Comment Re:Mistake to go in with the Ruskies (Score 1) 155

we got involved in the ISS ages ago. First plans were in the 80s and Russia got involved in 1993 (first piece went up in 1998). And frankly, we are only not seriously talking about decommissioning the ISS because it ran so far over schedule. It should have been at end life before the shuttles.

Comment Re:Whoa 1.3x (Score 1) 636

just wondering, what in the world could you possibly be doing that was originally designed at 1/100,000th of optimal and relevant?

I mean, I've done this before. I had to generate all the legit ticker symbols for derivatives on futures, and just to understand the rules I wrote code for that. Now, I could have built a config file from that code that would have sped up the "generation" portion by 10,000x I'm sure. But the thing is, all it cost me was about 3 seconds on initialization of a process that required about 10 minutes to run. So for me, I didn't care as optimization in the guts of the calculations I was doing were far more important (i.e. at one point I was able to take the run time down from 20 minutes to 15 minutes earn on in dev, which was only a 50% speed increase on the relevant section, but far more important than a 10000x speed up on the ticker generation).

Comment Re:A Formula only an Actuary could Love (Score 1) 422

any half decent coder would have broken it up into 20 different cells, probably something like DA-->DT with meaningful column names and a comment in each one and then combine it together way over on the left for whatever you want to see........

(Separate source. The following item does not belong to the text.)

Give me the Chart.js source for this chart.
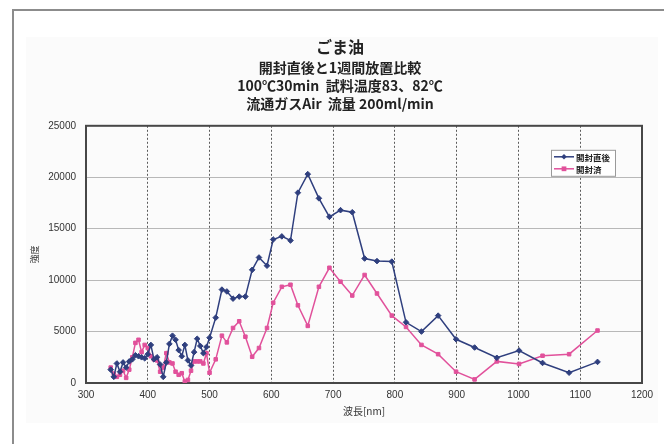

But you can do the exact same thing in python and I see it all the time, where people get lazy (oh wait, there is some minuscule savings of milliseconds, so it's worth it....) and put into one line what would be a lot more nicely done across several.

Luckily excel makes it nice and easy to segment the nested code as it highlights which parens tie out to other parens. So I can fix the crappy nesting that my juniors would write for me and then tell them if they want to keep their job they won't make me waste time making their tools readable and maintainable.